Refer to the data and other information provided in E20–2.
In E On September 1, 2011, Wong Corporation, which uses private enterprise GAAP, signed a five-year, non-cancellable lease for a machine. The terms of the lease called for Wong to make annual payments of $13,668 at the beginning of each lease year, starting September 1, 2011. The machine has an estimated useful life of six years and a $9,000 unguaranteed residual value. The machine reverts back to the lessor at the end of the lease term. Wong uses the straight-line method of depreciation for all of its plant assets, has a calendar year end, prepares adjusting journal entries at the end of the fiscal year, and does not use reversing entries. Wong’s incremental borrowing rate is 10%, and the lessor’s implicit rate is unknown.
Assume that the machine has an estimated economic life of seven years and that its fair value on September 1, 2011, is $79,000.
(a) Explain why this lease is now considered an operating lease.
(b) Prepare all necessary journal entries for Wong Corporation for this lease, including any year-end adjusting entries through December 31, 2012.

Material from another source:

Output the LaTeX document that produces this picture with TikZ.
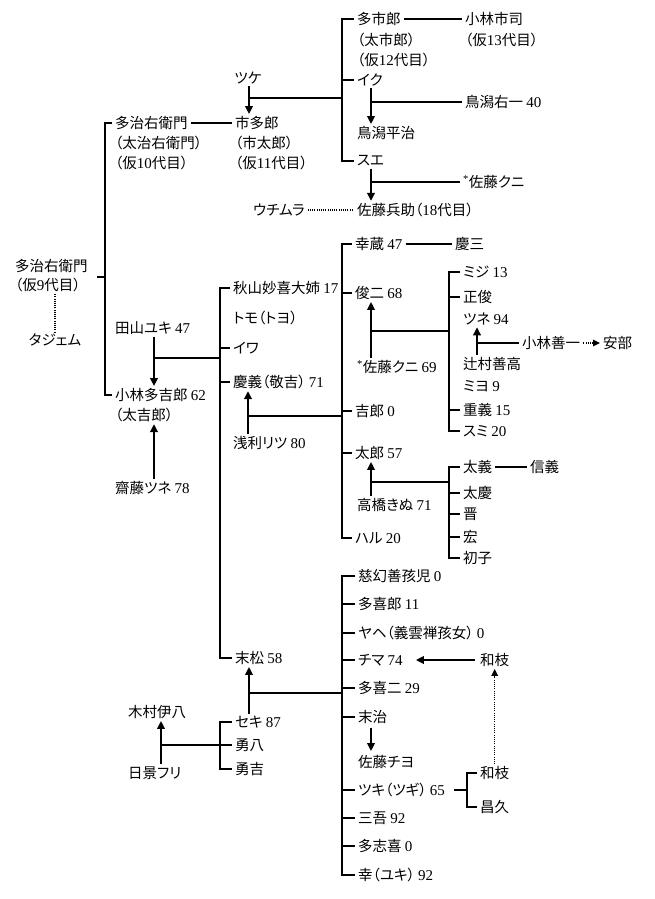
\documentclass[tikz,border=0pt]{standalone}
\usepackage{fontspec}
\setmainfont{Noto Sans CJK JP}[RawFeature=+palt]
\newfontfamily\lat{Liberation Serif}
\usetikzlibrary{arrows.meta}
\newcommand\N[1]{{\lat\fontsize{15}{18}\selectfont #1}}
\tikzset{
  t/.style={anchor=west, inner xsep=3pt, inner ysep=2pt, font=\fontsize{14.5}{18}\selectfont},
  br/.style={line width=2.9pt, line join=miter},
  con/.style={line width=2.3pt},
  arr/.style={line width=2.3pt, -{Triangle[length=8pt,width=7.5pt]}},
  dot/.style={line width=1.4pt, dash pattern=on 1pt off 1.2pt},
  darr/.style={line width=1.4pt, dash pattern=on 1pt off 1.2pt, -{Triangle[length=7pt,width=6.5pt]}}
}
\begin{document}
\begin{tikzpicture}[x=1pt,y=-1pt]
\fill[white] (0,0) rectangle (655,899);
\useasboundingbox (0,0) rectangle (655,899);
% bus x positions and junctions
\coordinate (xA) at (105,0);
\coordinate (xB) at (342,0);
\coordinate (xC) at (220,0);
\coordinate (xF) at (449,0);
\coordinate (xI) at (467,0);
\coordinate (xS) at (371,0);
\coordinate (j9) at (97,277);
\coordinate (jTsuke) at (249,98);
\coordinate (jIku) at (371,102);
\coordinate (jSue) at (371,182);
\coordinate (jTayama) at (154,358);
\coordinate (jAsari) at (248,416);
\coordinate (jKuni) at (371,331);
\coordinate (jTsuji) at (477,343);
\coordinate (jTaka) at (371,482);
\coordinate (jSeki) at (249,693);
\coordinate (jHikage) at (161,745);

% generation 9
\node[t] (r9) at (12,266) {多治右衛門};
\node[t] (r9b) at (12,285) {（仮\N{9}代目）};
\node[t,anchor=center] (taji) at (55,340) {タジェム};
% generation 10
\node[t] (n10) at (112,123) {多治右衛門};
\node[t] (n10b) at (112,143) {（太治右衛門）};
\node[t] (n10c) at (112,163) {（仮\N{10}代目）};
\node[t] (tayama) at (112,328) {田山ユキ \N{47}};
\node[t] (kt) at (112,395) {小林多吉郎 \N{62}};
\node[t] (ktb) at (112,415) {（太吉郎）};
\node[t] (saito) at (112,488) {齋藤ツネ \N{78}};
% generation 11 (top)
\node[t,anchor=center] (tsuke) at (248,78) {ツケ};
\node[t] (n11) at (232,123) {市多郎};
\node[t] (n11b) at (232,143) {（市太郎）};
\node[t] (n11c) at (232,163) {（仮\N{11}代目）};
\node[t] (ichi) at (354,19) {多市郎};
\node[t] (ichib) at (354,40) {（太市郎）};
\node[t] (ichic) at (354,60) {（仮\N{12}代目）};
\node[t] (kobaichi) at (462,19) {小林市司};
\node[t] (kobaichib) at (462,40) {（仮\N{13}代目）};
\node[t] (iku) at (354,80) {イク};
\node[t] (toriu) at (462,102) {鳥潟右一 \N{40}};
\node[t] (torihei) at (354,133) {鳥潟平治};
\node[t] (sue) at (354,161) {スエ};
\node[t] (kuni1) at (460,182) {\N{\textsuperscript{*}}佐藤クニ};
\node[t] (hyosuke) at (354,210) {佐藤兵助（\N{18}代目）};
\node[t] (uchi) at (250,210) {ウチムラ};
% generation 11 (bottom)
\node[t] (akiyama) at (230,288) {秋山妙喜大姉 \N{17}};
\node[t] (tomo) at (230,318) {トモ（トヨ）};
\node[t] (iwa) at (230,348) {イワ};
\node[t] (keigi) at (230,382) {慶義（敬吉） \N{71}};
\node[t] (asari) at (230,443) {浅利リツ \N{80}};
\node[t] (suematsu) at (232,658) {末松 \N{58}};
\node[t] (seki) at (232,722) {セキ \N{87}};
\node[t] (yuhachi) at (232,745) {勇八};
\node[t] (yukichi) at (232,769) {勇吉};
\node[t] (kimura) at (125,712) {木村伊八};
\node[t] (hikage) at (125,773) {日景フリ};
% keigi children
\node[t] (kozo) at (352,244) {幸蔵 \N{47}};
\node[t] (keizo) at (452,244) {慶三};
\node[t] (shunji) at (352,293) {俊二 \N{68}};
\node[t] (kuni2) at (354,367) {\N{\textsuperscript{*}}佐藤クニ \N{69}};
\node[t] (kichiro) at (352,411) {吉郎 \N{0}};
\node[t] (taro) at (352,453) {太郎 \N{57}};
\node[t] (takahashi) at (354,505) {高橋きぬ \N{71}};
\node[t] (haru) at (352,538) {ハル \N{20}};
% shunji children
\node[t] (miji) at (460,272) {ミジ \N{13}};
\node[t] (masatoshi) at (460,297) {正俊};
\node[t] (tsune) at (460,319) {ツネ \N{94}};
\node[t] (tsujimura) at (460,364) {辻村善高};
\node[t] (miyo) at (460,386) {ミヨ \N{9}};
\node[t] (shigeyoshi) at (460,410) {重義 \N{15}};
\node[t] (sumi) at (460,431) {スミ \N{20}};
\node[t] (zenichi) at (519,343) {小林善一};
\node[t] (abe) at (600,343) {安部};
% taro children
\node[t] (taigi) at (460,467) {太義};
\node[t] (shingi) at (527,467) {信義};
\node[t] (taikei) at (460,493) {太慶};
\node[t] (shin) at (460,514) {晋};
\node[t] (hiro) at (460,537) {宏};
\node[t] (hatsuko) at (460,558) {初子};
% suematsu children
\node[t] (jigen) at (355,576) {慈幻善孩児 \N{0}};
\node[t] (takiro) at (355,604) {多喜郎 \N{11}};
\node[t] (yahe) at (355,633) {ヤヘ（義雲禅孩女） \N{0}};
\node[t] (chima) at (355,660) {チマ \N{74}};
\node[t] (takiji) at (355,688) {多喜二 \N{29}};
\node[t] (sueji) at (355,717) {末治};
\node[t] (chiyo) at (355,762) {佐藤チヨ};
\node[t] (tsuki) at (355,790) {ツキ（ツギ） \N{65}};
\node[t] (sango) at (355,818) {三吾 \N{92}};
\node[t] (tashiki) at (355,846) {多志喜 \N{0}};
\node[t] (yuki) at (355,875) {幸（ユキ） \N{92}};
\node[t] (kazue) at (477,660) {和枝};
\node[t] (kazueb) at (477,773) {和枝};
\node[t] (masahisa) at (477,807) {昌久};

% ---- connectors ----
% gen 9 -> 10
\draw[br] (n10.west) -- (n10.west -| xA) -- (kt.west -| xA) -- (kt.west);
\draw[con] (j9) -- (j9 -| xA);
\draw[dot] (r9b.south -| taji) -- (taji.north);
\draw[con] (n10.east) -- (n11.west);
% ichitaro family
\draw[br] (ichi.west) -- (ichi.west -| xB) -- (sue.west -| xB) -- (sue.west);
\draw[con] (iku.west -| xB) -- (iku.west);
\draw[con] (ichi.east) -- (kobaichi.west);
\draw[con] (jTsuke) -- (jTsuke -| xB);
\draw[arr] (tsuke.south -| jTsuke) -- (n11.north -| jTsuke);
\draw[con] (jIku) -- (toriu.west);
\draw[arr] (iku.south -| jIku) -- (torihei.north -| jIku);
\draw[con] (jSue) -- (kuni1.west);
\draw[arr] (sue.south -| jSue) -- (hyosuke.north -| jSue);
\draw[dot] (uchi.east) -- (hyosuke.west);
% kobayashi takichiro family
\draw[br] (akiyama.west) -- (akiyama.west -| xC) -- (suematsu.west -| xC) -- (suematsu.west);
\draw[con] (iwa.west -| xC) -- (iwa.west);
\draw[con] (keigi.west -| xC) -- (keigi.west);
\draw[con] (jTayama) -- (jTayama -| xC);
\draw[arr] (tayama.south -| jTayama) -- (kt.north -| jTayama);
\draw[arr] (saito.north -| jTayama) -- (ktb.south -| jTayama);
% keigi family
\draw[con] (jAsari) -- (jAsari -| xB);
\draw[arr] (asari.north -| jAsari) -- (keigi.south -| jAsari);
\draw[br] (kozo.west) -- (kozo.west -| xB) -- (haru.west -| xB) -- (haru.west);
\draw[con] (shunji.west -| xB) -- (shunji.west);
\draw[con] (kichiro.west -| xB) -- (kichiro.west);
\draw[con] (taro.west -| xB) -- (taro.west);
\draw[con] (kozo.east) -- (keizo.west);
% shunji family
\draw[con] (jKuni) -- (jKuni -| xF);
\draw[arr] (kuni2.north -| jKuni) -- (shunji.south -| jKuni);
\draw[br] (miji.west) -- (miji.west -| xF) -- (sumi.west -| xF) -- (sumi.west);
\draw[con] (masatoshi.west -| xF) -- (masatoshi.west);
\draw[con] (shigeyoshi.west -| xF) -- (shigeyoshi.west);
\draw[con] (jTsuji) -- (zenichi.west);
\draw[arr] (tsujimura.north -| jTsuji) -- (tsune.south -| jTsuji);
\draw[darr] (zenichi.east) -- (abe.west);
% taro family
\draw[con] (jTaka) -- (jTaka -| xF);
\draw[arr] (takahashi.north -| jTaka) -- (taro.south -| jTaka);
\draw[br] (taigi.west) -- (taigi.west -| xF) -- (hatsuko.west -| xF) -- (hatsuko.west);
\draw[con] (taikei.west -| xF) -- (taikei.west);
\draw[con] (shin.west -| xF) -- (shin.west);
\draw[con] (hiro.west -| xF) -- (hiro.west);
\draw[con] (taigi.east) -- (shingi.west);
% suematsu family
\draw[con] (jSeki) -- (jSeki -| xB);
\draw[arr] (seki.north -| jSeki) -- (suematsu.south -| jSeki);
\draw[br] (jigen.west) -- (jigen.west -| xB) -- (yuki.west -| xB) -- (yuki.west);
\draw[con] (takiro.west -| xB) -- (takiro.west);
\draw[con] (yahe.west -| xB) -- (yahe.west);
\draw[con] (chima.west -| xB) -- (chima.west);
\draw[con] (takiji.west -| xB) -- (takiji.west);
\draw[con] (sueji.west -| xB) -- (sueji.west);
\draw[con] (tsuki.west -| xB) -- (tsuki.west);
\draw[con] (sango.west -| xB) -- (sango.west);
\draw[con] (tashiki.west -| xB) -- (tashiki.west);
\draw[arr, shorten <=2pt, shorten >=2pt] (sueji.south -| xS) -- (chiyo.north -| xS);
\draw[arr, shorten <=2pt, shorten >=10pt] (kazue.west) -- (chima.east);
\draw[darr] (kazueb.north) -- (kazue.south);
\draw[br] (kazueb.west) -- (kazueb.west -| xI) -- (masahisa.west -| xI) -- (masahisa.west);
\draw[con, shorten <=6pt] (tsuki.east) -- (tsuki.east -| xI);
% seki siblings
\draw[br] (seki.west) -- (seki.west -| xC) -- (yukichi.west -| xC) -- (yukichi.west);
\draw[con] (yuhachi.west -| xC) -- (yuhachi.west);
\draw[con] (jHikage) -- (jHikage -| xC);
\draw[arr] (hikage.north -| jHikage) -- (kimura.south -| jHikage);
\end{tikzpicture}
\end{document}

(c) Identify what accounts will appear on Wong’s December 31, 2011 statement of financial position and income statement relative to this lease.
(d) How would Wong’s December 31, 2011 statement of financial position and income statement differ from your answer to (c) if the lease were a capital lease as described in E20–2?
(e) What major financial statement ratios would be different if Wong accounted for this lease as an operating lease rather than as a capital lease? Explain.